Ce conflit larvé long d’une décennie peut se décomposer en deux phases distinctes. La première consiste en l’unification des milices et gardes bourgeoises au sein d’une « armée continentale » destinée à lutter contre le pouvoir colonial britannique (1775-78). La seconde débute avec l’implication du Royaume de France dans le conflit, désireux de venger l’humiliation de la guerre de Sept-Ans ainsi que de porter un coup dur au commerce maritime britannique (1778-83). Proclamés entre temps, le 4 juillet 1776, les « États-Unis d’Amérique » deviennent l’un des premiers territoires colonisés à vouloir s’émanciper de leurs maîtres européens. Grâce à l’intervention décisive de la France, sur terre (bataille de Yorktown) comme sur mer (bataille de Chesapeake), la jeune république finit par être reconnue par Londres en 1783 lors de la signature des traités de Versailles et Paris.
Le temps est désormais aux débats politiques. La jeune nation ne veut pas reconnaître de roi et consacre alors son régime républicain. Formée par une association d’États déjà constitués par l’autorité britannique, elle sanctuarise également sa forme fédérale. Mais les premiers affrontements ont lieu autour du degré de liberté qu’il faille accorder aux États membres ainsi que la puissance à donner à l’État central fédéral. Cette opposition se retrouve également sur le terrain économique où le protectionnisme septentrional se heurte à l’agrarisme esclavagiste et libre-échangiste du Sud. Dans le même temps, les divergences s’exacerbent à mesure que les terres sauvages de l’Ouest sont découvertes et colonisées. Les États s’affrontent pour imposer leur modèle économique et politique. L’Amérique est sous pression et menace d’exploser…

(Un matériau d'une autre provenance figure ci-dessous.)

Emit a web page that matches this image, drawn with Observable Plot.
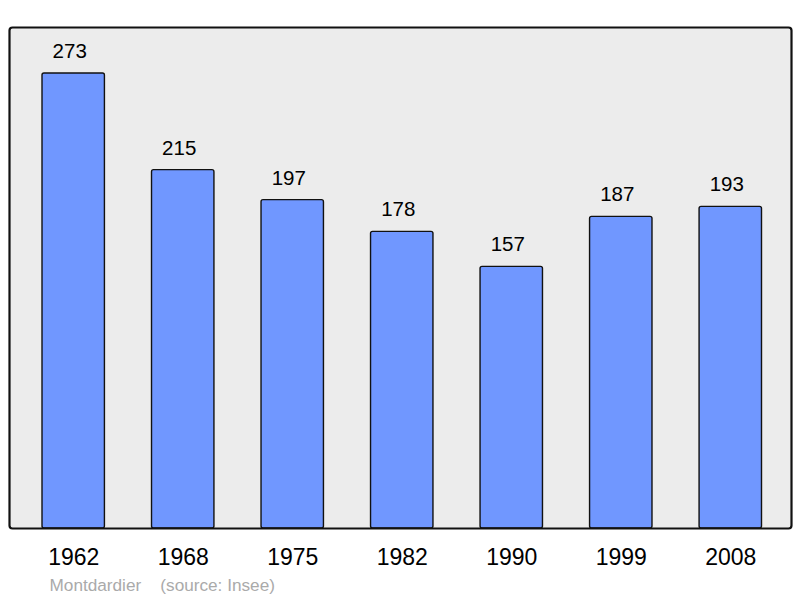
<!DOCTYPE html>
<html><head><meta charset="utf-8">
<script src="https://cdn.jsdelivr.net/npm/d3@7"></script>
<script src="https://cdn.jsdelivr.net/npm/@observablehq/plot@0.6"></script>
<style>body{margin:0;background:#fff;} svg{display:block;}</style>
</head><body><div id="chart"></div>
<script>
const years = ["1962","1968","1975","1982","1990","1999","2008"];
const population = [273,215,197,178,157,187,193];
const commune = "Montdardier";
const source = "(source: Insee)";
const data = years.map((y,i)=>({year:y, pop:population[i]}));
const font = "Liberation Sans, Arial, sans-serif";
const chart = Plot.plot({
  width: 800, height: 598,
  marginLeft: 9, marginRight: 9, marginTop: 27, marginBottom: 70,
  style: {fontFamily: font, background: "#fff", overflow: "visible"},
  x: {domain: years, range: [42, 761.5], paddingInner: 0.43, paddingOuter: 0, align: 0.5, round: false},
  y: {domain: [0, 300.6], axis: null},
  marks: [
    Plot.frame({fill: "#ececec", stroke: "none"}),
    Plot.barY(data, {x: "year", y: "pop", fill: "#7097ff", stroke: "#111", strokeWidth: 1.4, rx: 2}),
    Plot.text(data, {x: "year", y: "pop", text: d => String(d.pop), dx: -4, dy: -22, fontSize: 20.5, fill: "#000"}),
    Plot.frame({stroke: "#111", strokeWidth: 2.2, rx: 3}),
    Plot.axisX({tickSize: 0, tickPadding: 20, fontSize: 23, fill: "#000", label: null}),
    Plot.text([commune + "\u00a0\u00a0\u00a0\u00a0" + source], {frameAnchor: "bottom-left", dx: 40, dy: 62, text: d => d, fontSize: 17.2, fill: "#aaa", textAnchor: "start"})
  ]
});
document.getElementById("chart").append(chart);
</script></body></html>
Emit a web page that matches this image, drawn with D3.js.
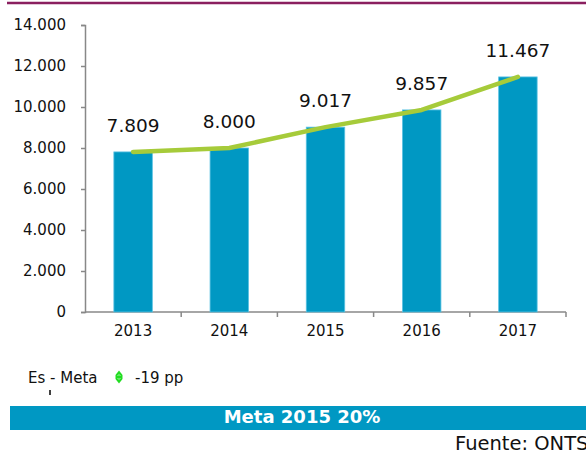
<!DOCTYPE html>
<html>
<head>
<meta charset="utf-8">
<script src="https://cdn.jsdelivr.net/npm/d3@7"></script>
<style>
  html, body { margin: 0; padding: 0; background: #fff; }
  svg { display: block; font-family: "DejaVu Sans", Verdana, sans-serif; }
</style>
</head>
<body>
<svg id="chart" width="586" height="456"></svg>
<script>
// Usuarios por año (barras) y tendencia (línea)
const years = ["2013", "2014", "2015", "2016", "2017"];
const values = [7809, 8000, 9017, 9857, 11467];
const yTicks = [0, 2000, 4000, 6000, 8000, 10000, 12000, 14000];
const legendLabel = "Es - Meta";
const legendValue = "-19 pp";
const bannerText = "Meta 2015 20%";
const sourceText = "Fuente: ONTSI";

const FONT = "DejaVu Sans, Verdana, sans-serif";
const svg = d3.select("#chart");
const fmt = d3.formatLocale({ decimal: ",", thousands: ".", grouping: [3], currency: ["", "€"] }).format(",.0f");

const plot = { left: 85, right: 566, top: 25, bottom: 312 };

const x = d3.scaleBand().domain(years).range([plot.left, plot.right]).paddingInner(0.6).paddingOuter(0.3);
const y = d3.scaleLinear().domain([0, 14000]).range([plot.bottom, plot.top]);

// Franja superior
svg.append("line")
  .attr("x1", 7).attr("x2", 586).attr("y1", 3).attr("y2", 3)
  .attr("stroke", "#8a1f5f").attr("stroke-width", 2.5);

// Eje Y
const yAxis = svg.append("g")
  .attr("transform", `translate(${plot.left},0)`)
  .call(d3.axisLeft(y).tickValues(yTicks).tickFormat(fmt).tickSize(4).tickPadding(15));
yAxis.select(".domain").attr("stroke", "#888").attr("stroke-width", 1.5);
yAxis.selectAll(".tick line").attr("stroke", "#888").attr("stroke-width", 1.5);
yAxis.selectAll(".tick text").attr("font-size", "15px").attr("fill", "#111")
  .attr("font-family", FONT);

// Eje X con marcas entre categorías
const xAxisG = svg.append("g").attr("transform", `translate(0,${plot.bottom})`);
xAxisG.append("line")
  .attr("x1", plot.left).attr("x2", plot.right)
  .attr("stroke", "#888").attr("stroke-width", 1.5);
const bounds = d3.range(years.length).map(i => plot.left + (i + 1) * (plot.right - plot.left) / years.length);
xAxisG.selectAll("line.tick").data(bounds).join("line")
  .attr("class", "tick")
  .attr("x1", d => d).attr("x2", d => d).attr("y1", 0).attr("y2", 5)
  .attr("stroke", "#888").attr("stroke-width", 1.5);
xAxisG.selectAll("text").data(years).join("text")
  .attr("x", d => x(d) + x.bandwidth() / 2)
  .attr("y", 24)
  .attr("text-anchor", "middle")
  .attr("font-size", "15px")
  .attr("fill", "#111")
  .text(d => d);

// Barras
svg.append("g").selectAll("rect").data(years).join("rect")
  .attr("x", d => x(d))
  .attr("y", (d, i) => y(values[i]))
  .attr("width", x.bandwidth())
  .attr("height", (d, i) => y(0) - y(values[i]))
  .attr("fill", "#0098c3")
  .attr("stroke", "#5cc3e3")
  .attr("stroke-width", 0.8);

// Línea de tendencia
const line = d3.line()
  .x((d, i) => x(years[i]) + x.bandwidth() / 2)
  .y(d => y(d));
svg.append("path")
  .datum(values)
  .attr("d", line)
  .attr("fill", "none")
  .attr("stroke", "#a6cb3a")
  .attr("stroke-width", 4.5)
  .attr("stroke-linecap", "round")
  .attr("stroke-linejoin", "round");

// Etiquetas de valor
svg.append("g").selectAll("text").data(years).join("text")
  .attr("x", d => x(d) + x.bandwidth() / 2)
  .attr("y", (d, i) => y(values[i]) - 20)
  .attr("text-anchor", "middle")
  .attr("font-size", "18.5px")
  .attr("fill", "#111")
  .text((d, i) => fmt(values[i]));

// Leyenda inferior
svg.append("text")
  .attr("x", 28).attr("y", 383)
  .attr("font-size", "15px").attr("fill", "#111")
  .text(legendLabel);
const icon = svg.append("g").attr("transform", "translate(119,377)");
icon.append("path")
  .attr("d", "M0,-6.5 L3.5,-2 L3.5,2 L0,6.5 L-3.5,2 L-3.5,-2 Z")
  .attr("fill", "#22dd22");
icon.append("path")
  .attr("d", "M-1.5,-1 L0,-2.5 L1.5,-1 M-1.5,1 L0,2.5 L1.5,1")
  .attr("fill", "none").attr("stroke", "#c8f5c8").attr("stroke-width", 0.8);
svg.append("text")
  .attr("x", 135).attr("y", 383)
  .attr("font-size", "15px").attr("fill", "#111")
  .text(legendValue);
svg.append("line")
  .attr("x1", 50).attr("x2", 50).attr("y1", 390).attr("y2", 395)
  .attr("stroke", "#000").attr("stroke-width", 1.5);

// Banda de meta
svg.append("rect")
  .attr("x", 10).attr("y", 406).attr("width", 590).attr("height", 24)
  .attr("fill", "#0098c3");
svg.append("text")
  .attr("x", 302).attr("y", 423)
  .attr("text-anchor", "middle")
  .attr("font-size", "18px").attr("font-weight", "bold").attr("fill", "#fff")
  .text(bannerText);

// Fuente
svg.append("text")
  .attr("x", 455).attr("y", 450)
  .attr("font-size", "19.5px").attr("fill", "#111")
  .text(sourceText);
</script>
</body>
</html>
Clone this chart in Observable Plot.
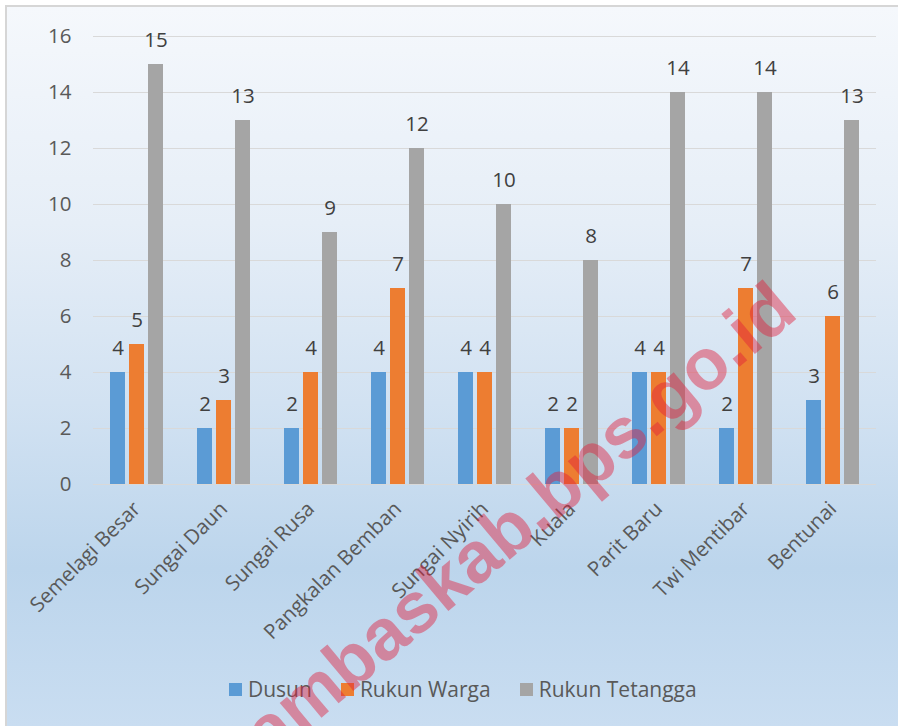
<!DOCTYPE html>
<html>
<head>
<meta charset="utf-8">
<script src="https://cdn.jsdelivr.net/npm/d3@7"></script>
<script src="https://cdn.jsdelivr.net/npm/@observablehq/plot@0.6"></script>
<style>
  html, body { margin: 0; padding: 0; background: #ffffff; }
  #page { position: relative; width: 898px; height: 726px; overflow: hidden; font-family: "Open Sans", sans-serif; }
  #bg { position: absolute; left: 5px; top: 5px; width: 893px; height: 721px; box-sizing: border-box;
        border-left: 2px solid #d6d6d6; border-top: 2px solid #d6d6d6;
        background: linear-gradient(to bottom, #f5f8fc 0%, #e6eef7 30%, #d2e2f2 55%, #bcd5ec 78%, #c9ddf1 100%); }
  #chart { position: absolute; left: 0; top: 0; }
  #legend { position: absolute; left: 229px; top: 675px; display: flex; align-items: center; font-size: 21px; color: #595959; white-space: nowrap; }
  #legend .item { display: flex; align-items: center; margin-right: 29px; }
  #legend .sw { width: 13px; height: 13px; margin-right: 6px; }
  #wm { position: absolute; left: 0; top: 0; pointer-events: none; }
</style>
</head>
<body>
<div id="page">
  <div id="bg"></div>
  <div id="chart"></div>
  <div id="legend"></div>
  <svg id="wm" width="898" height="726"></svg>
</div>
<script>
const villages = ["Semelagi Besar", "Sungai Daun", "Sungai Rusa", "Pangkalan Bemban", "Sungai Nyirih", "Kuala", "Parit Baru", "Twi Mentibar", "Bentunai"];
const seriesNames = ["Dusun", "Rukun Warga", "Rukun Tetangga"];
const dusun = [4, 2, 2, 4, 4, 2, 4, 2, 3];
const rukunWarga = [5, 3, 4, 7, 4, 2, 4, 7, 6];
const rukunTetangga = [15, 13, 9, 12, 10, 8, 14, 14, 13];
const yTicks = [0, 2, 4, 6, 8, 10, 12, 14, 16];
const colors = ["#5b9bd5", "#ed7d31", "#a5a5a5"];

const seriesValues = [dusun, rukunWarga, rukunTetangga];
const data = [];
villages.forEach((v, i) => {
  seriesNames.forEach((s, j) => data.push({village: v, series: s, value: seriesValues[j][i]}));
});

const chart = Plot.plot({
  width: 898,
  height: 660,
  marginTop: 36,
  marginBottom: 176,
  marginLeft: 92,
  marginRight: 21,
  style: {background: "transparent", fontFamily: "Open Sans, sans-serif", color: "#595959", overflow: "visible"},
  fx: {domain: villages, padding: 0, label: null},
  x: {domain: seriesNames, paddingInner: 0.23, paddingOuter: 0.9, axis: null},
  y: {domain: [0, 16], axis: null},
  color: {domain: seriesNames, range: colors},
  marks: [
    Plot.ruleY(yTicks, {stroke: "#d9d9d9", strokeWidth: 1}),
    Plot.barY(data, {fx: "village", x: "series", y: "value", fill: "series"}),
    Plot.text(data, {fx: "village", x: "series", y: "value", text: d => String(d.value), dy: -24, fontSize: 20.5, fill: "#404040"}),
    Plot.axisY({ticks: yTicks, tickSize: 0, tickPadding: 22, fontSize: 20.5, fill: "#595959", label: null}),
    Plot.axisFx({anchor: "bottom", tickRotate: -45, tickSize: 0, tickPadding: 21, fontSize: 20.5, fill: "#595959", label: null})
  ]
});
document.getElementById("chart").appendChild(chart);

const legend = document.getElementById("legend");
seriesNames.forEach((s, i) => {
  const item = document.createElement("div");
  item.className = "item";
  const sw = document.createElement("div");
  sw.className = "sw";
  sw.style.background = colors[i];
  const t = document.createElement("span");
  t.textContent = s;
  item.appendChild(sw); item.appendChild(t);
  legend.appendChild(item);
});

// watermark
const wm = document.getElementById("wm");
const ns = "http://www.w3.org/2000/svg";
const wt = document.createElementNS(ns, "text");
wt.setAttribute("x", 0); wt.setAttribute("y", 0);
wt.setAttribute("transform", "translate(800,316) rotate(-40)");
wt.setAttribute("text-anchor", "end");
wt.setAttribute("font-family", "Liberation Sans, Arial, sans-serif");
wt.setAttribute("font-weight", "bold");
wt.setAttribute("font-size", "72");
wt.setAttribute("fill", "rgb(225,30,60)");
wt.setAttribute("fill-opacity", "0.45");
wt.textContent = "sambaskab.bps.go.id";
wm.appendChild(wt);
</script>
</body>
</html>
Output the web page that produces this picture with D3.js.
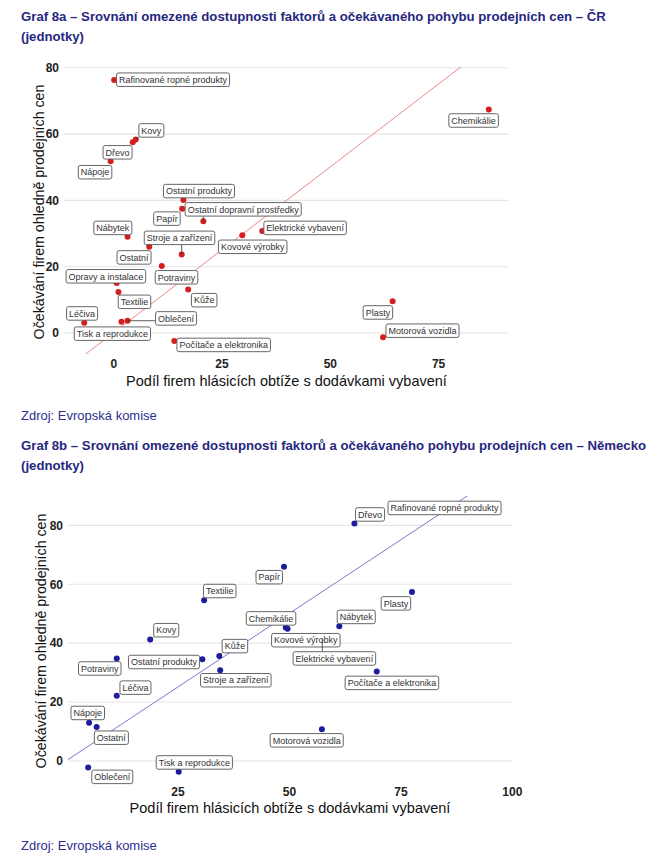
<!DOCTYPE html>
<html><head><meta charset="utf-8">
<script src="https://cdn.jsdelivr.net/npm/d3@7"></script>
<style>body{margin:0;background:#fff}svg{display:block}</style>
</head><body><svg id="c" width="671" height="862"></svg>
<script>
// ---------- DATA ----------
const sectorsCZ = ["Rafinované ropné produkty","Kovy","Dřevo","Nápoje","Ostatní produkty","Ostatní dopravní prostředky","Papír","Nábytek","Stroje a zařízení","Ostatní","Potraviny","Opravy a instalace","Textilie","Kůže","Léčiva","Tisk a reprodukce","Oblečení","Počítače a elektronika","Kovové výrobky","Elektrické vybavení","Chemikálie","Plasty","Motorová vozidla"];
const supplyCZ = [0.2,5.2,4.5,-0.6,16.2,20.8,15.9,3.3,15.8,8.3,11.2,0.8,1.2,17.3,-6.7,1.9,3.3,14.1,29.8,34.4,86.7,64.5,62.3];
const pricesCZ = [76.3,58.4,57.5,51.8,40.1,33.7,37.5,29.0,23.7,26.0,20.2,15.1,12.4,13.1,3.1,3.4,3.7,-2.4,29.5,30.8,67.4,9.6,-1.3];

const sectorsDE = ["Dřevo","Rafinované ropné produkty","Papír","Plasty","Nábytek","Chemikálie","Kovové výrobky","Elektrické vybavení","Počítače a elektronika","Motorová vozidla","Textilie","Kovy","Ostatní produkty","Kůže","Stroje a zařízení","Potraviny","Léčiva","Nápoje","Ostatní","Oblečení","Tisk a reprodukce"];
const supplyDE = [64.7,95.5,48.9,77.6,61.3,49.3,49.7,57.5,69.7,57.4,31.0,18.9,30.6,34.4,34.6,11.4,11.4,5.2,6.9,5.0,25.3];
const pricesDE = [80.6,85.5,65.9,57.4,45.7,45.3,44.9,41.5,30.4,10.8,54.6,41.2,34.5,35.6,30.8,34.8,22.1,13.0,11.5,-2.2,-3.7];

const xTicksCZ = [0,25,50,75];
const xTicksDE = [25,50,75,100];
const yTicks = [0,20,40,60,80];
// reference line y = x (slope, intercept)
const refLine = [1, 0];

// ---------- LAYOUT (label anchors in data units, segment flags) ----------
const labelPosCZ = [[13.8,76.4],[8.8,61.1],[1.0,54.5],[-4.2,48.5],[19.8,42.8],[30.0,37.3],[12.4,34.5],[-0.1,31.7],[15.3,28.7],[4.8,22.8],[14.6,16.8],[-1.7,17.1],[4.9,9.4],[21.0,9.9],[-7.2,5.9],[-0.2,-0.2],[14.5,4.4],[25.5,-3.6],[32.2,26.0],[44.3,31.7],[83.2,64.1],[61.1,6.2],[71.4,0.7]];
const segCZ = [0,1,0,0,0,1,0,0,1,0,0,0,0,0,0,0,1,0,0,0,0,0,0];
const labelPosDE = [[68.2,83.7],[84.9,85.9],[45.6,62.4],[74.0,53.5],[65.1,48.9],[46.0,48.4],[53.8,41.0],[60.2,34.8],[73.1,26.5],[54.0,7.0],[34.5,57.7],[22.5,44.4],[22.0,33.6],[37.9,39.0],[38.1,27.4],[7.6,31.4],[15.6,24.9],[4.9,16.3],[10.2,7.9],[10.4,-5.4],[28.8,-0.5]];
const segDE = [0,0,0,0,0,0,0,1,0,0,0,1,0,1,0,0,0,0,0,0,0];

const FONT = "'Liberation Sans', Arial, sans-serif";
const svg = d3.select("#c");
svg.append("rect").attr("width",671).attr("height",862).attr("fill","#fff");

function textBlock(lines, x, y0, lh, opts){
  lines.forEach((t,i)=>{
    svg.append("text").attr("x",x).attr("y",y0+i*lh).text(t)
      .attr("font-family",FONT).attr("font-size",opts.size).attr("font-weight",opts.weight)
      .attr("fill",opts.color);
  });
}

textBlock(["Graf 8a – Srovnání omezené dostupnosti faktorů a očekávaného pohybu prodejních cen – ČR","(jednotky)"],21,21,20,{size:13.2,weight:"bold",color:"#27277f"});
textBlock(["Zdroj: Evropská komise"],21,420,20,{size:13,weight:"normal",color:"#2e2e8e"});
textBlock(["Graf 8b – Srovnání omezené dostupnosti faktorů a očekávaného pohybu prodejních cen – Německo","(jednotky)"],21,450,20,{size:13.2,weight:"bold",color:"#27277f"});
textBlock(["Zdroj: Evropská komise"],21,850,20,{size:13,weight:"normal",color:"#2e2e8e"});

function expand(vals){
  const [a,b] = d3.extent(vals); const e=(b-a)*0.05; return [a-e,b+e];
}

function panel(cfg){
  const x = d3.scaleLinear().domain(expand(cfg.xs)).range([cfg.left,cfg.right]);
  const y = d3.scaleLinear().domain(expand(cfg.ys)).range([cfg.bottom,cfg.top]);
  const g = svg.append("g");
  const clipId = "clip"+cfg.id;
  svg.append("clipPath").attr("id",clipId).append("rect")
    .attr("x",cfg.left).attr("y",cfg.top).attr("width",cfg.right-cfg.left).attr("height",cfg.bottom-cfg.top);

  // gridlines
  g.selectAll(".gl").data(cfg.yTicks).join("line")
    .attr("x1",cfg.left).attr("x2",cfg.right).attr("y1",d=>y(d)).attr("y2",d=>y(d))
    .attr("stroke","#e6e6e6").attr("stroke-width",1.1);

  // axes (tick labels only)
  const ax = d3.axisBottom(x).tickValues(cfg.xTicks).tickSize(0).tickPadding(cfg.xPad);
  const xa = g.append("g").attr("transform",`translate(0,${cfg.bottom})`).call(ax);
  xa.select(".domain").remove();
  xa.selectAll("text").attr("font-family",FONT).attr("font-size",12).attr("font-weight","bold").attr("fill","#222");
  const ay = d3.axisLeft(y).tickValues(cfg.yTicks).tickSize(0).tickPadding(5);
  const ya = g.append("g").attr("transform",`translate(${cfg.left},0)`).call(ay);
  ya.select(".domain").remove();
  ya.selectAll("text").attr("font-family",FONT).attr("font-size",12).attr("font-weight","bold").attr("fill","#222");

  // axis titles
  g.append("text").attr("x",(cfg.left+cfg.right)/2).attr("y",cfg.xTitleY).attr("text-anchor","middle")
    .attr("font-family",FONT).attr("font-size",14.5).attr("fill","#111")
    .text("Podíl firem hlásicích obtíže s dodávkami vybavení");
  g.append("text").attr("transform",`translate(${cfg.yTitleX},${cfg.yTitleCY}) rotate(-90)`).attr("text-anchor","middle")
    .attr("font-family",FONT).attr("font-size",14.2).attr("fill","#111")
    .text("Očekávání firem ohledně prodejních cen");

  // reference line y = a*x + b, clipped to the panel
  const [xd0,xd1] = x.domain();
  const pts = [xd0,xd1].map(v=>[v, refLine[0]*v+refLine[1]]);
  g.append("line").attr("clip-path",`url(#${clipId})`)
    .attr("x1",x(pts[0][0])).attr("y1",y(pts[0][1])).attr("x2",x(pts[1][0])).attr("y2",y(pts[1][1]))
    .attr("stroke",cfg.lineColor).attr("stroke-width",1);

  const data = cfg.names.map((n,i)=>({n, x:cfg.xs[i], y:cfg.ys[i], lx:cfg.lab[i][0], ly:cfg.lab[i][1], seg:cfg.seg[i]}));

  // points
  g.selectAll(".pt").data(data).join("circle")
    .attr("cx",d=>x(d.x)).attr("cy",d=>y(d.y)).attr("r",3).attr("fill",cfg.pointColor);

  // labels
  const lg = g.append("g");
  data.forEach(d=>{
    const cx = x(d.lx), cy = y(d.ly);
    const t = lg.append("text").attr("x",cx).attr("y",cy+3.2).attr("text-anchor","middle")
      .attr("font-family",FONT).attr("font-size",9).attr("fill","#333").text(d.n);
    const w = t.node().getComputedTextLength()+5, h = 13.5;
    const bx = cx-w/2, by = cy-h/2;
    if(d.seg){
      const px = x(d.x), py = y(d.y);
      const qx = Math.max(bx, Math.min(px, bx+w)), qy = Math.max(by, Math.min(py, by+h));
      lg.insert("line","text").attr("x1",px).attr("y1",py).attr("x2",qx).attr("y2",qy)
        .attr("stroke","#333").attr("stroke-width",0.8);
    }
    lg.insert("rect","text").attr("x",bx).attr("y",by).attr("width",w).attr("height",h)
      .attr("rx",2).attr("fill","#fff").attr("stroke","#555").attr("stroke-width",0.9);
    t.raise();
  });
}

panel({id:"cz", names:sectorsCZ, xs:supplyCZ, ys:pricesCZ, lab:labelPosCZ, seg:segCZ,
  left:64, right:509, top:67, bottom:354, xTicks:xTicksCZ, yTicks:yTicks, xPad:5,
  xTitleY:386, yTitleX:44, yTitleCY:212, lineColor:"#e98a8a", pointColor:"#d21f1f"});
panel({id:"de", names:sectorsDE, xs:supplyDE, ys:pricesDE, lab:labelPosDE, seg:segDE,
  left:68, right:512, top:496, bottom:785, xTicks:xTicksDE, yTicks:yTicks, xPad:2,
  xTitleY:813, yTitleX:46, yTitleCY:641, lineColor:"#7a7acc", pointColor:"#1c1c9c"});
</script></body></html>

Du miracle au rêve américain
En 1850, la quasi-totalité de l’actuel territoire étatsunien a été conquis. Les deux principaux artisans de cette fulgurante avancée de la civilisation sur la nature auront été la natalité et la poudre à canon. Des millions d’Américains ont colonisés les terres sauvages et leurs armes surclassent largement celles – primitives – des tribus amérindiennes qui finiront par se convertir au fusil. De même les succès militaires face à l’Espagne permettront la conquête de territoires riches comme la Californie ou le Texas. Enfin, la célèbre ruée vers l’or permettra une explosion d’un nouveau moyen de transport : le train.
Malgré tout, l’Amérique reste divisée politiquement et idéologiquement. Contrairement à une idée reçue concernant les relations américano-amérindiennes, l’État fédéral a régulièrement été débordé par les plus fanatiques et enragés de ses colons sur place. De plus, outre la politique amérindienne des Américains, c’est la question de l’esclavage qui clive de plus en plus à mesure que des États nouveaux – créés ex nihilo à partir d’un nombre décidé d’habitants – entrent dans l’Union. Le Nord industriel et protectionniste veut imposer sa loi au Sud agraire, esclavagiste et libre-échangiste qui menace de sécession. Ce sera chose faite en 1861 avec l’investiture du candidat républicain Abraham Lincoln comme président des États-Unis, abolitionniste proclamé. Les États du Sud, s’inspirant de leurs aînés de Yorktown, Saratoga et Lexington, proclament la naissance des « États confédérés d’Amérique ». La guerre est déclarée, ce sera la plus meurtrière de l’histoire américaine avec plus de 600 000 morts dans les deux camps pour un résultat en demi-teinte : l’imposition du modèle économique septentrional n’empêchera pas la mise en place de la Ségrégation au sein des territoires vaincus ainsi que le développement d’un racisme suprématiste théorisé.
L’Amérique réunifiée n’est pas pour autant moribonde. L’Ouest continue son développement, les conflits indiens s’achèvent progressivement sur une victoire totale des colonisateurs et les États-Unis deviennent une grande puissance industrielle. Le gouvernement décide alors de rediriger les efforts de conquête vers le continent tout entier en garantissant l’établissement d’une sphère d’influence étatsunienne qui ne sera battue en brèche qu’avec le basculement communiste de Cuba dans les années 1950. Sur le plan extérieur, l’Amérique ouvre de nouveaux marchés en Asie (Chine, Japon, Philippines…) et lance la production de vaisseaux de guerre modernes destinés à assurer une suprématie navale dans le Pacifique ainsi qu’une défense en Atlantique contre les prétentions ou menaces européennes. Des centaines de milliers de migrants européens et asiatiques affluent, attirés par les promesses de richesse et de réussite d’un pays en pleine croissance. Pour autant, l’identité américaine reste inchangée ; c’est le règne du WASP ou White Anglo-Saxon Protestant. Les minorités ethniques ne satisfaisant pas ce canon – à savoir les Noirs, les Catholiques irlandais, écossais ou espagnols, et les Asiatiques païens – subissent diverses discriminations.